In beiden Kantonen begründet man die Streichung jedoch damit, dass Russisch zu selten gewählt würde. Vonseiten des Mittelschul- und Berufsbildungsamts des Kantons Zürich heisst es, dass das Angebot einer Sprache als Schwerpunktfach «erhebliche finanzielle und personelle Ressourcen» erfordern würde. Russisch könne künftig als Ergänzungsfach angeboten werden. Ob mit der Reform Sparmassnahmen umgesetzt würden, kommentiert das Amt nicht. Die Konferenz der kantonalen Erziehungsdirektorinnen und -direktoren dementiert, dass die Streichung von Schwerpunktfächern mit Sparmassnahmen zusammenhängt, und verweist darauf, dass die Ausgestaltung des Fächerkatalogs den Kantonen obliege.

Auch Universitäten betroffen

Russistinnen und Russisten mussten lange um ihren Platz im Schweizer Bildungssystem kämpfen.
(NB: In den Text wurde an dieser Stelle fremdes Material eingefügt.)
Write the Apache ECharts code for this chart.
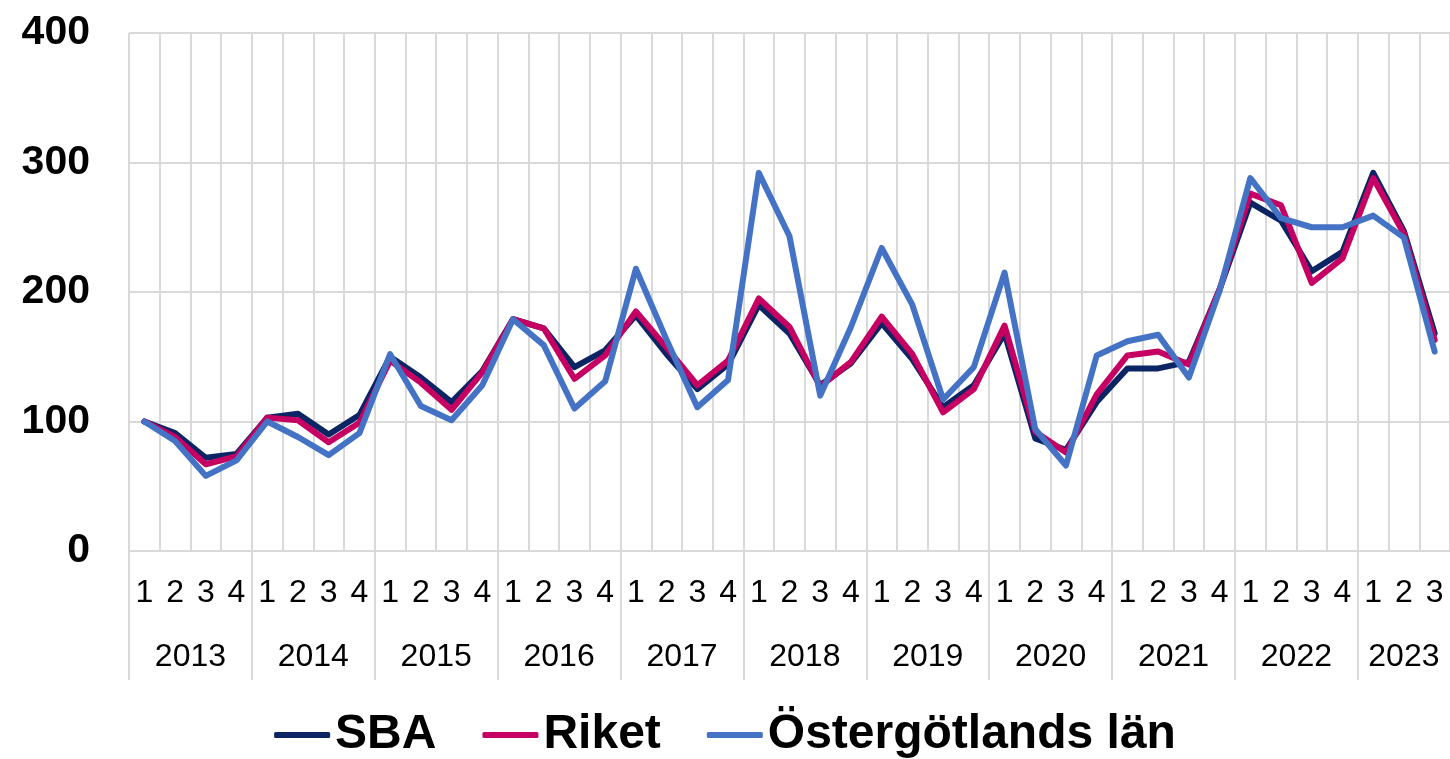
<!DOCTYPE html>
<html>
<head>
<meta charset="utf-8">
<script src="https://cdn.jsdelivr.net/npm/echarts@6/dist/echarts.min.js"></script>
<style>
  html, body { margin: 0; padding: 0; background: #fff; }
  #chart { width: 1450px; height: 759px; }
</style>
</head>
<body>
<div id="chart"></div>
<script>
// years and number of quarters shown for each
const years = ['2013', '2014', '2015', '2016', '2017', '2018', '2019', '2020', '2021', '2022', '2023']
const quartersPerYear = [4, 4, 4, 4, 4, 4, 4, 4, 4, 4, 3]
const yTicks = [0, 100, 200, 300, 400]

const sba = [100, 91, 72, 75, 103, 106, 90, 105, 150, 134, 115, 139,
  179, 172, 142, 155, 182, 152, 125, 144, 190, 168, 128, 145,
  176, 148, 111, 128, 168, 87, 78, 115, 141, 141, 146, 202,
  269, 255, 216, 231, 292, 247, 168]
const riket = [100, 88, 67, 73, 103, 101, 84, 99, 147, 130, 109, 138,
  179, 172, 133, 151, 185, 157, 128, 147, 195, 173, 127, 146,
  181, 152, 107, 125, 174, 92, 76, 121, 151, 154, 144, 202,
  276, 267, 207, 226, 288, 245, 163]
const ostergotland = [100, 85, 58, 70, 100, 88, 74, 91, 152, 112, 101, 128,
  179, 159, 110, 131, 218, 163, 111, 132, 292, 243, 120, 173,
  234, 190, 117, 142, 215, 94, 66, 151, 162, 167, 134, 201,
  288, 257, 250, 250, 259, 242, 154]

// quarter labels 1..4 for each year
const quarters = []
years.forEach((y, i) => {
  for (let q = 1; q <= quartersPerYear[i]; q++) quarters.push(String(q))
})

// helper axis of half-quarter steps, used for year labels and year separators
const halfSteps = new Array(quarters.length * 2 + 1).fill('')
const yearStarts = []
let pos = 0
years.forEach((y, i) => {
  yearStarts.push(pos * 2)
  halfSteps[pos * 2 + quartersPerYear[i]] = y
  pos += quartersPerYear[i]
})

const font = 'Liberation Sans'
const gridColor = '#d9d9d9'

let myChart = echarts.init(document.getElementById('chart'))
myChart.setOption({
  animation: false,
  grid: {
    left: 129,
    right: -6,
    top: 33,
    bottom: 208
  },
  legend: {
    data: ['SBA', 'Riket', 'Östergötlands län'],
    left: 'center',
    top: 706,
    icon: 'roundRect',
    itemWidth: 56,
    itemHeight: 6,
    itemGap: 46,
    textStyle: {
      fontFamily: font,
      fontWeight: 'bold',
      fontSize: 48,
      color: '#000'
    }
  },
  xAxis: [
    {
      type: 'category',
      data: quarters,
      boundaryGap: true,
      axisLine: { show: false },
      axisTick: { show: false },
      splitLine: {
        show: true,
        interval: 0,
        lineStyle: { color: gridColor, width: 2 }
      },
      axisLabel: {
        interval: 0,
        margin: 26,
        fontFamily: font,
        fontSize: 32,
        color: '#000'
      }
    },
    {
      type: 'category',
      data: halfSteps,
      boundaryGap: false,
      position: 'bottom',
      axisLine: { show: false },
      axisTick: {
        show: true,
        length: 129,
        interval: (index) => yearStarts.indexOf(index) >= 0,
        lineStyle: { color: gridColor, width: 2 }
      },
      axisLabel: {
        interval: (index, value) => value !== '',
        margin: 90,
        fontFamily: font,
        fontSize: 32,
        color: '#000'
      }
    }
  ],
  yAxis: {
    type: 'value',
    min: yTicks[0],
    max: yTicks[yTicks.length - 1],
    interval: 100,
    axisLine: { show: false },
    axisTick: { show: false },
    splitLine: { lineStyle: { color: gridColor, width: 2 } },
    axisLabel: {
      margin: 39,
      fontFamily: font,
      fontWeight: 'bold',
      fontSize: 41,
      color: '#000'
    }
  },
  series: [
    {
      name: 'SBA',
      type: 'line',
      data: sba,
      symbol: 'none',
      color: '#0b2463',
      lineStyle: { width: 6, cap: 'round', join: 'round' }
    },
    {
      name: 'Riket',
      type: 'line',
      data: riket,
      symbol: 'none',
      color: '#c60062',
      lineStyle: { width: 6, cap: 'round', join: 'round' }
    },
    {
      name: 'Östergötlands län',
      type: 'line',
      data: ostergotland,
      symbol: 'none',
      color: '#4472c4',
      lineStyle: { width: 6, cap: 'round', join: 'round' }
    }
  ]
})
window.addEventListener('resize', function () {
  myChart.resize()
})
</script>
</body>
</html>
Erst mit der letzten Maturitätsreform erhielt Russisch den Status eines Schwerpunktfachs. Schon 2013 kam es unter den Sparhammer, als der Kanton Bern entschied, das Schwerpunktfach Russisch aus Spargründen zu sistieren.

Und jetzt soll es also wieder gestrichen werden. Davon wären nicht nur die Gymnasien betroffen. «Dies wäre auch für die Hochschulen ein Rückschritt», argumentiert Thomas Schmidt vom Vrus. Die Schweizerische Akademische Gesellschaft für Osteuropastudien appelliert in einem Brief an das Mittelschul- und Berufsbildungsamt des Kantons Zürich, dass ein «breit verankerter Russischunterricht auf der Gymnasialstufe» für die universitären Fächer Slavistik und Osteuropageschichte von «enormer Wichtigkeit» sei. 

Hinzu kommt die geopolitische Lage: Schmidt findet, dass es vor dem Hintergrund des Ukraine-Kriegs nicht schlau wäre, slawische Sprachen gänzlich zu vernachlässigen. Sowieso sei der Schwerpunktfächerkatalog in Zürich sehr westlich ausgerichtet. «Angesichts der politischen Situation wäre es fahrlässig, Osteuropa und weitere Teile der Welt im Hinblick auf die Zukunft auszuklammern.» 

Sowohl in Zürich als auch in Baselland können die Betroffenen nun den zuständigen Projektgruppen Feedback abgeben. «Wir werden uns einbringen», sagt Schmidt. Man sei bereits dabei, Vorschläge auszuarbeiten.